Leonardo DiCaprio stars in this Academy Award winning biopic of the enigmatically brilliant billionaire Howard Hughes. From his early years as a film director and aviation enthusiast and following into his downward spiral into the mental illness and phobia that would define the tycoon's later years.


Erin Brockovich (2000)

Tough-talking Erin Brockovich becomes a clerk to a lawyer in a small California town, eventually becoming instrumental in building a case against the Pacific Gas and Electric Company of California in 1993.

127 Hours (2010)

James Franco stars as hiker Aron Ralston in this heartwrenching true story about an adventurer who finds himself trapped under a boulder for five days. Based on Ralston memoir, the film chronicles his agonizing decision to amputate his own arm in order to survive.

The Pianist (2002)

An adaptation of Wladyslaw Szpilman's autobiography, The Pianist follows a glamorous Jewish pianist who is forced into the Warsaw Ghetto, separated from his family, and made to hide in various locations in the city's ruins during the German occupation of Poland during World War II.

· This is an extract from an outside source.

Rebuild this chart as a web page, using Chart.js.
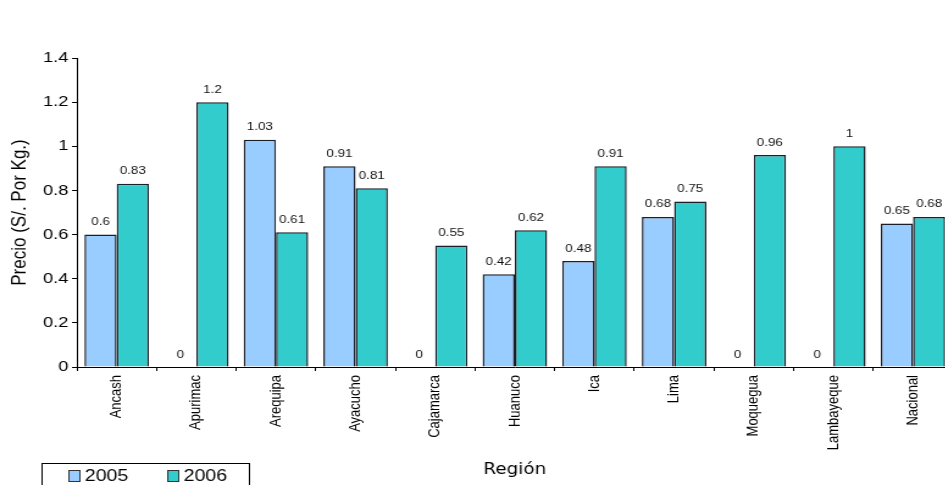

Gorillas In The Mist (1988)

Naturalist Diane Fossey moved to Rwanda to study gorillas and devoted herself to studying their family groups—and advocating for their protection from poaching. Sigourney Weaver gives a tour-de-force (and Oscar-nominated) performance as the passionate and enraged Fossey, and the sumptuous scenes of Africa will make you fall in love with the great apes and weep at the tragic fate that seems to befall everyone.

The Social Network (2010)

There's been no shortage of debate about exactly how closely this drama about the rise of uber-social network Facebook sticks to the facts, but this collaboration between screenwriter Aaron Sorkin and director David Fincher nonetheless taps into the intrigue and ingenuity that have become synonymous with the social media giant.


Hotel Rwanda (2004)

When Hutu military forces initiate a campaign of ethnic cleansing against the Tutsi minority in Rwanda, hotel owner Paul Rusesabagina struggles to protect Tutsi refugees and his wife as the violence around them escalates into what is known as the Rwandan genocide.